THE TASK: Retype word for word the first line of the listing and each line after it up to the line with "grey_tail = [(378, 124), (386, 124), (388, 136), (507, 136)]", with the pictures taken out.

Entries from a dataset:

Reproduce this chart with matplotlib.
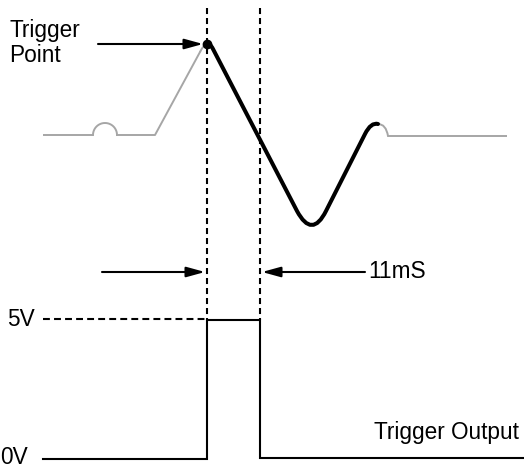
import numpy as np
import matplotlib
matplotlib.use("Agg")
import matplotlib.pyplot as plt
from matplotlib.path import Path
from matplotlib.patches import PathPatch

# diagram works in pixel space of the original picture (x right, y down)
W, H = 524, 467

# grey input waveform, left part (before trigger)
grey_left_x = [43, 93, 117, 155, 200]
grey_left_y = [135, 135, 135, 135, 52]
bump_center = (105, 135)
bump_radius = 12

# trigger point
trig_x, trig_y = 207, 44
end_x = 260  # end of 11mS pulse

# black captured waveform: start, descent, bottom, rise, top
black_pts = [(207, 44), (210, 43), (213, 49), (297, 211), (312, 239),
             (326, 211), (365, 134), (371, 122), (378, 124)]
# grey tail after capture
grey_tail = [(378, 124), (386, 124), (388, 136), (507, 136)]

# output pulse
pulse_x = [43, 207, 207, 260, 260, 524]
pulse_y = [459, 459, 320, 320, 458, 458]
level_5v, level_0v = 319, 459
arrow_y = 272

fig = plt.figure(figsize=(5.24, 4.67), dpi=100)
ax = fig.add_axes([0, 0, 1, 1])
ax.set_xlim(0, W)
ax.set_ylim(H, 0)
ax.axis("off")

font = dict(family="Liberation Sans", size=16.3, color="black")
grey = "#a6a6a6"

# grey left waveform with a small bump
ax.plot(grey_left_x[:2], grey_left_y[:2], color=grey, lw=1.4, solid_capstyle="butt")
t = np.linspace(np.pi, 0, 40)
ax.plot(bump_center[0] + bump_radius * np.cos(t), bump_center[1] - bump_radius * np.sin(t),
        color=grey, lw=1.4)
ax.plot(grey_left_x[2:], grey_left_y[2:], color=grey, lw=1.4)
gp = Path([(grey_left_x[-1], grey_left_y[-1]), (204, 44), (trig_x, trig_y)],
          [Path.MOVETO, Path.CURVE3, Path.CURVE3])
ax.add_patch(PathPatch(gp, fill=False, edgecolor=grey, lw=1.4))

# grey tail
tp = Path(grey_tail, [Path.MOVETO, Path.CURVE3, Path.CURVE3, Path.LINETO])
ax.add_patch(PathPatch(tp, fill=False, edgecolor=grey, lw=1.4))

# black waveform
codes = [Path.MOVETO, Path.CURVE3, Path.CURVE3, Path.LINETO, Path.CURVE3, Path.CURVE3,
         Path.LINETO, Path.CURVE3, Path.CURVE3]
bp = Path(black_pts, codes)
ax.add_patch(PathPatch(bp, fill=False, edgecolor="black", lw=2.9, capstyle="round",
                       joinstyle="round"))
ax.plot(trig_x, trig_y, "o", color="black", ms=6, zorder=5)

# dashed verticals
for xv in (trig_x, end_x):
    ax.plot([xv, xv], [8, 320], color="black", lw=1.5, dashes=(2.9, 1.9))

# 5V dashed level
ax.plot([43, trig_x], [level_5v, level_5v], color="black", lw=1.5, dashes=(3.3, 2.0))

# output pulse
ax.plot(pulse_x, pulse_y, color="black", lw=1.5, solid_joinstyle="miter")

# arrows
aprops = dict(arrowstyle="-|>,head_length=0.8,head_width=0.22", lw=1.5, color="black",
              mutation_scale=14, shrinkA=0, shrinkB=0)
ax.annotate("", xy=(203, trig_y), xytext=(98, trig_y), arrowprops=aprops)
ax.annotate("", xy=(205, arrow_y), xytext=(102, arrow_y), arrowprops=aprops)
ax.annotate("", xy=(262, arrow_y), xytext=(365, arrow_y), arrowprops=aprops)

# labels
ax.text(9, 43, "Trigger\nPoint", ha="left", va="center", linespacing=1.1, **font)
ax.text(368, arrow_y, "11mS", ha="left", va="center", **font)
ax.text(7, level_5v + 1, "5V", ha="left", va="center", **font)
ax.text(0, level_0v - 2, "0V", ha="left", va="center", **font)
ax.text(374, 433, "Trigger Output", ha="left", va="center", **font)

fig.savefig("out.png", dpi=100)
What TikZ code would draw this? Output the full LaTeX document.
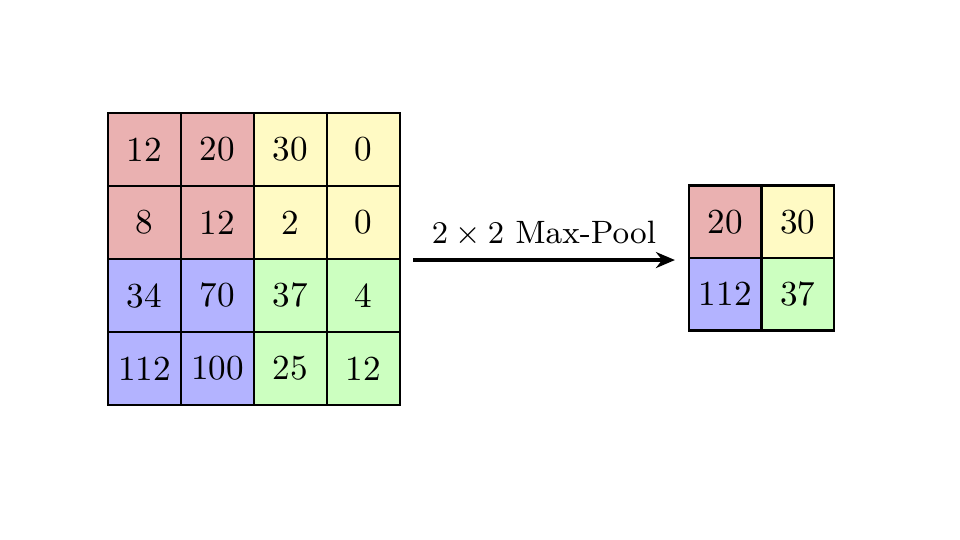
\documentclass[tikz,border=0pt]{standalone}
\usepackage{xcolor}
\usepackage{tikz}
\usetikzlibrary{positioning,calc,arrows.meta}

\definecolor{poolred}{HTML}{EAB1B1}
\definecolor{poolyellow}{HTML}{FFFAC4}
\definecolor{poolblue}{HTML}{B3B3FF}
\definecolor{poolgreen}{HTML}{CCFFC0}

\begin{document}
\begin{tikzpicture}[
    cellnode/.style={draw, rectangle, semithick, inner sep=0pt, minimum size=0.73cm},
    outnode/.style={draw, rectangle, semithick, inner sep=0pt, minimum size=0.725cm}
]
    \useasboundingbox (0,0) rectangle (9.6,5.4);

    % input feature map
    \node[cellnode, fill=poolred] (a11) at (1.445, 3.905) {12}; \node[cellnode, fill=poolred] (a12) at (2.175, 3.905) {20}; \node[cellnode, fill=poolyellow] (a13) at (2.905, 3.905) {30}; \node[cellnode, fill=poolyellow] (a14) at (3.635, 3.905) {0};
    \node[cellnode, fill=poolred] (a21) at (1.445, 3.175) {8}; \node[cellnode, fill=poolred] (a22) at (2.175, 3.175) {12}; \node[cellnode, fill=poolyellow] (a23) at (2.905, 3.175) {2}; \node[cellnode, fill=poolyellow] (a24) at (3.635, 3.175) {0};
    \node[cellnode, fill=poolblue] (a31) at (1.445, 2.445) {34}; \node[cellnode, fill=poolblue] (a32) at (2.175, 2.445) {70}; \node[cellnode, fill=poolgreen] (a33) at (2.905, 2.445) {37}; \node[cellnode, fill=poolgreen] (a34) at (3.635, 2.445) {4};
    \node[cellnode, fill=poolblue] (a41) at (1.445, 1.715) {112}; \node[cellnode, fill=poolblue] (a42) at (2.175, 1.715) {100}; \node[cellnode, fill=poolgreen] (a43) at (2.905, 1.715) {25}; \node[cellnode, fill=poolgreen] (a44) at (3.635, 1.715) {12};

    % pooled output
    \node[outnode, fill=poolred] (b11) at (7.2525, 3.1825) {20}; \node[outnode, fill=poolyellow] (b12) at (7.9775, 3.1825) {30};
    \node[outnode, fill=poolblue] (b21) at (7.2525, 2.4575) {112}; \node[outnode, fill=poolgreen] (b22) at (7.9775, 2.4575) {37};

    \draw[-{Stealth[length=1.9mm, width=1.6mm]}, line width=1.1pt] ([xshift=0.12cm]a24.south east) -- ([xshift=-0.13cm]b11.south west |- a24.south east)
        node[midway, above, font=\fontsize{9.2}{11}\selectfont] {$2 \times 2$ Max-Pool};
\end{tikzpicture}
\end{document}
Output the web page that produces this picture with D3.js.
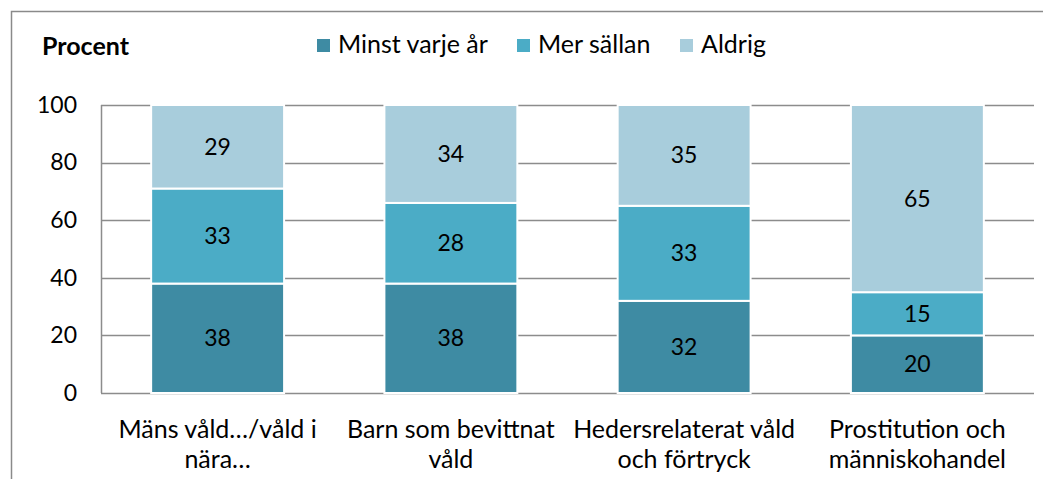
<!DOCTYPE html>
<html>
<head>
<meta charset="utf-8">
<script src="https://cdn.jsdelivr.net/npm/d3@7"></script>
<style>
  body { margin: 0; background: #fff; }
  text { font-family: Lato, "Open Sans", sans-serif; fill: #000; }
</style>
</head>
<body>
<svg class="viz" width="1043" height="479"></svg>
<script>
// data
var categories = [["Mäns våld…/våld i", "nära…"], ["Barn som bevittnat", "våld"], ["Hedersrelaterat våld", "och förtryck"], ["Prostitution och", "människohandel"]];
var seriesNames = ["Minst varje år", "Mer sällan", "Aldrig"];
var minstVarjeAr = [38, 38, 32, 20];
var merSallan = [33, 28, 33, 15];
var aldrig = [29, 34, 35, 65];
var yTicks = [0, 20, 40, 60, 80, 100];

var colors = ["#3E8BA3", "#4BACC6", "#A8CDDC"];

var svg = d3.select(".viz"),
    margin = {top: 105, right: 9, bottom: 86, left: 101},
    width = 1043 - margin.left - margin.right,
    height = 479 - margin.top - margin.bottom;

// outer frame
svg.append("rect")
  .attr("x", 11.5).attr("y", 11.5)
  .attr("width", 1100).attr("height", 600)
  .attr("fill", "none").attr("stroke", "#8a8a8a").attr("stroke-width", 1.5);

var rows = categories.map(function (c, i) {
  return {cat: i, minst: minstVarjeAr[i], mer: merSallan[i], aldrig: aldrig[i]};
});
var stack = d3.stack().keys(["minst", "mer", "aldrig"])(rows);

var xScale = d3.scaleBand()
  .domain(d3.range(categories.length))
  .range([margin.left, margin.left + width])
  .paddingInner(0.43).paddingOuter(0.215);

var yScale = d3.scaleLinear()
  .domain([0, 100])
  .range([margin.top + height, margin.top]);

// gridlines
svg.append("g").selectAll("line")
  .data(yTicks)
  .enter()
  .append("line")
    .attr("x1", margin.left)
    .attr("x2", margin.left + width)
    .attr("y1", function (d) { return Math.round(yScale(d)) + 0.5; })
    .attr("y2", function (d) { return Math.round(yScale(d)) + 0.5; })
    .style("stroke", "#8c8c8c")
    .style("stroke-width", "1.5px");

// left axis line
svg.append("line")
  .attr("x1", margin.left + 0.5).attr("x2", margin.left + 0.5)
  .attr("y1", yScale(100)).attr("y2", yScale(0))
  .style("stroke", "#8c8c8c").style("stroke-width", "1.5px");

// y labels
var yAxis = d3.axisLeft(yScale).tickValues(yTicks).tickSize(0).tickPadding(24);
var yg = svg.append("g")
  .attr("transform", "translate(" + margin.left + ",0)")
  .call(yAxis);
yg.select(".domain").remove();
yg.selectAll("text")
  .style("font-family", "Lato, sans-serif")
  .style("font-size", "23px")
  .attr("fill", "#000");

// bars
var layers = svg.selectAll(".layer")
  .data(stack)
  .enter()
  .append("g")
    .attr("fill", function (d, i) { return colors[i]; });

layers.selectAll("rect")
  .data(function (d) { return d; })
  .enter()
  .append("rect")
    .attr("x", function (d, i) { return xScale(i); })
    .attr("y", function (d) { return yScale(d[1]); })
    .attr("width", xScale.bandwidth())
    .attr("height", function (d) { return yScale(d[0]) - yScale(d[1]); })
    .style("stroke", "#fff")
    .style("stroke-width", "2px");

layers.selectAll("text")
  .data(function (d) { return d; })
  .enter()
  .append("text")
    .attr("x", function (d, i) { return xScale(i) + xScale.bandwidth() / 2; })
    .attr("y", function (d) { return yScale((d[0] + d[1]) / 2); })
    .attr("dy", "0.35em")
    .attr("text-anchor", "middle")
    .attr("font-size", "23px")
    .text(function (d) { return d[1] - d[0]; });

// category labels
var catLabels = svg.append("g").selectAll("text")
  .data(categories)
  .enter()
  .append("text")
    .attr("text-anchor", "middle")
    .attr("font-size", "25px")
    .attr("x", function (d, i) { return xScale(i) + xScale.bandwidth() / 2; })
    .attr("y", 438);
catLabels.selectAll("tspan")
  .data(function (d) { return d; })
  .enter()
  .append("tspan")
    .attr("x", function () { return d3.select(this.parentNode).attr("x"); })
    .attr("dy", function (d, i) { return i === 0 ? 0 : 30; })
    .text(function (d) { return d; });

// title
svg.append("text")
  .attr("x", 42).attr("y", 55)
  .attr("font-size", "25px")
  .attr("font-weight", "bold")
  .text("Procent");

// legend
var legendX = [317, 517, 680];
var legend = svg.selectAll(".legend")
  .data(seriesNames)
  .enter()
  .append("g")
    .attr("transform", function (d, i) { return "translate(" + legendX[i] + ",39)"; });
legend.append("rect")
  .attr("width", 13).attr("height", 13)
  .attr("fill", function (d, i) { return colors[i]; });
legend.append("text")
  .attr("x", 21).attr("y", 14)
  .attr("font-size", "25px")
  .text(function (d) { return d; });
</script>
</body>
</html>
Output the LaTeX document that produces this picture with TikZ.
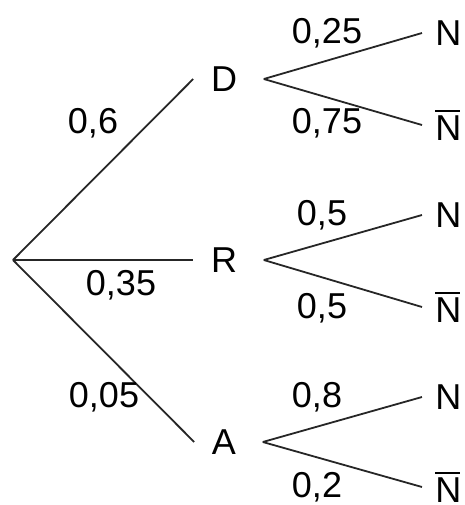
\documentclass[tikz,border=0pt]{standalone}
\usepackage{fontspec}
\setmainfont{Liberation Sans}
\newcommand{\Nbar}{\makebox[0pt][l]{\rule[14.3pt]{12.5pt}{1pt}}N}
\begin{document}
\begin{tikzpicture}[x=0.5pt,y=-0.5pt,
        every node/.style={font=\fontsize{18}{20}\selectfont},
        branch/.style={draw=black!85, line width=0.9pt},
        event/.style={inner xsep=8.7pt, inner ysep=0pt},
        leaf/.style={anchor=west, inner xsep=6.5pt, inner ysep=0pt},
        proba/.style={anchor=base, inner sep=0pt}]
        \useasboundingbox (0,0) rectangle (465,505);
        %% racine et premier niveau
        \coordinate (root) at (13,260);
        \node[event] (D) at (224,79) {D};
        \node[event] (R) at (224,260) {R};
        \node[event] (A) at (224,442) {A};
        \draw[branch] (root) -- (D.west);
        \draw[branch] (root) -- (R.west);
        \draw[branch] (root) -- (A.west);
        
        %% second niveau
        \foreach \p/\q/\y/\t in
        {D/DN/33/N,
            D/DNb/125/\Nbar,
            R/RN/215/N,
            R/RNb/307/\Nbar,
            A/AN/397/N,
            A/ANb/487/\Nbar
        }
        {
            \node[leaf] (\q) at (422,\y) {\t};
            \draw[branch] ([xshift=4.5pt]\p.east) -- (\q.west);
        };
        
        %% probabilites
        \foreach \n/\x/\y/\t in
        {pD/93/133/{0,6},
            pR/121/295/{0,35},
            pA/104/407/{0,05},
            pDN/327/43/{0,25},
            pDNb/327/133/{0,75},
            pRN/322/225/{0,5},
            pRNb/322/318/{0,5},
            pAN/317/407/{0,8},
            pANb/317/497/{0,2}
        }
        {
            \node[proba] (\n) at (\x,\y) {\t};
        };
\end{tikzpicture}
\end{document}
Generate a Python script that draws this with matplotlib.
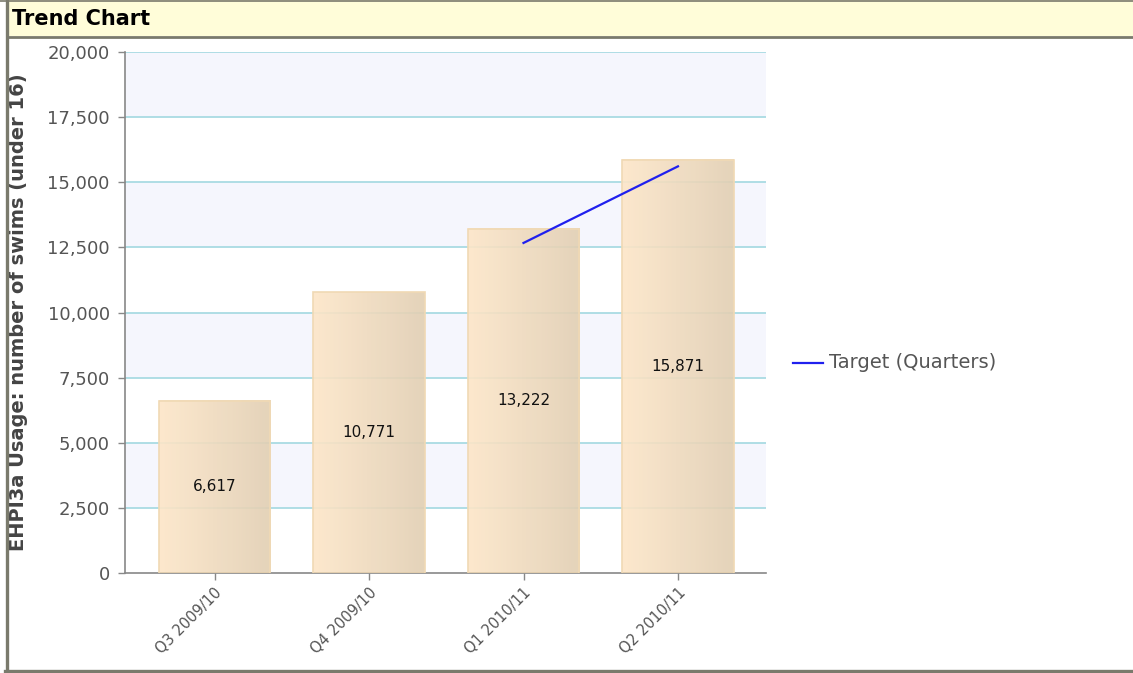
import matplotlib
matplotlib.use('Agg')
import numpy as np
import matplotlib.pyplot as plt
from matplotlib.patches import Rectangle
from matplotlib.lines import Line2D
from matplotlib.colors import LinearSegmentedColormap

plt.rcParams['font.family'] = ['DejaVu Sans']

# data
quarters = ['Q3 2009/10', 'Q4 2009/10', 'Q1 2010/11', 'Q2 2010/11']
swims = [6617, 10771, 13222, 15871]
target_idx = [2, 3]
target_vals = [12670, 15610]
y_ticks = [0, 2500, 5000, 7500, 10000, 12500, 15000, 17500, 20000]

W, H = 1133, 673
fig = plt.figure(figsize=(W / 100, H / 100), dpi=100)


def fx(px):
    return px / W


def fy(py):
    return 1 - py / H


# frame and header bar
fig.patches.append(Rectangle((fx(7), fy(36)), 1 - fx(7), fy(0) - fy(36),
                             transform=fig.transFigure, facecolor='#fffdd9',
                             edgecolor='none', zorder=0))
border = '#7a7a6c'
fig.lines.append(Line2D([fx(0), 1], [fy(0.5), fy(0.5)], transform=fig.transFigure, color=border, lw=1.2))
fig.lines.append(Line2D([fx(7), 1], [fy(37), fy(37)], transform=fig.transFigure, color=border, lw=2))
fig.lines.append(Line2D([fx(6.5), fx(6.5)], [fy(0), fy(671)], transform=fig.transFigure, color=border, lw=2.4))
fig.lines.append(Line2D([fx(5), 1], [fy(670.5), fy(670.5)], transform=fig.transFigure, color=border, lw=2.4))
fig.text(fx(12), fy(19), 'Trend Chart', fontsize=15, fontweight='bold', color='black',
         ha='left', va='center')

ax = fig.add_axes([fx(125), fy(573), fx(766) - fx(125), fy(52) - fy(573)])
x = np.arange(len(quarters))
xlim = (-0.58, 3.57)

# alternate bands
for i in range(len(y_ticks) - 1):
    if i % 2 == 1:
        ax.axhspan(y_ticks[i], y_ticks[i + 1], color='#f5f6fd', zorder=0, lw=0)
for t in y_ticks[1:]:
    ax.axhline(t, color='#a9dbe3', lw=1.3, zorder=1)

# gradient bars
cmap = LinearSegmentedColormap.from_list('bar', ['#fde6c8', '#e2cfb3'])
grad = np.linspace(0, 1, 64).reshape(1, -1)
bw = 0.72
for xi, v in zip(x, swims):
    ax.imshow(grad, cmap=cmap, extent=[xi - bw / 2, xi + bw / 2, 0, v], aspect='auto',
              zorder=2, alpha=0.9)
    ax.add_patch(Rectangle((xi - bw / 2, 0), bw, v, facecolor='none', edgecolor='#f0d9b4',
                           lw=1.2, zorder=3))
    ax.text(xi, v / 2, f'{v:,}', ha='center', va='center', fontsize=11, color='#111111', zorder=5)

ax.plot(target_idx, target_vals, color='#2020ee', lw=1.6, zorder=4)

ax.set_xlim(xlim)
ax.set_ylim(0, 20000)
ax.set_xticks(x)
ax.set_xticklabels(quarters, rotation=45, ha='right', va='top', rotation_mode='anchor',
                   fontsize=10.5, color='#555555')
ax.set_yticks(y_ticks)
ax.set_yticklabels([f'{t:,}' for t in y_ticks], fontsize=13, color='#555555')
ax.tick_params(axis='both', colors='#888888', length=5, width=1)
ax.tick_params(axis='x', labelcolor='#555555', pad=4)
ax.tick_params(axis='y', labelcolor='#555555', pad=6)
for s in ['top', 'right']:
    ax.spines[s].set_visible(False)
for s in ['left', 'bottom']:
    ax.spines[s].set_color('#888888')
    ax.spines[s].set_linewidth(1.2)
ax.set_ylabel('EHPI3a Usage: number of swims (under 16)', fontsize=14, fontweight='bold',
              color='#444444')
ax.yaxis.set_label_coords((28 - 125) / 641, 0.5)

# legend as plain line + text
fig.lines.append(Line2D([fx(793), fx(823)], [fy(363), fy(363)], transform=fig.transFigure,
                        color='#2020ee', lw=1.6))
fig.text(fx(829), fy(363), 'Target (Quarters)', fontsize=14, color='#555555',
         ha='left', va='center')

fig.savefig('out.png', dpi=100)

ANSWER TO THE TASK:
Reproduce this chart with matplotlib.
import numpy as np
import matplotlib
matplotlib.use("Agg")
import matplotlib.pyplot as plt
from matplotlib.path import Path
from matplotlib.patches import PathPatch

# diagram works in pixel space of the original picture (x right, y down)
W, H = 524, 467

# grey input waveform, left part (before trigger)
grey_left_x = [43, 93, 117, 155, 200]
grey_left_y = [135, 135, 135, 135, 52]
bump_center = (105, 135)
bump_radius = 12

# trigger point
trig_x, trig_y = 207, 44
end_x = 260  # end of 11mS pulse

# black captured waveform: start, descent, bottom, rise, top
black_pts = [(207, 44), (210, 43), (213, 49), (297, 211), (312, 239),
             (326, 211), (365, 134), (371, 122), (378, 124)]
# grey tail after capture
grey_tail = [(378, 124), (386, 124), (388, 136), (507, 136)]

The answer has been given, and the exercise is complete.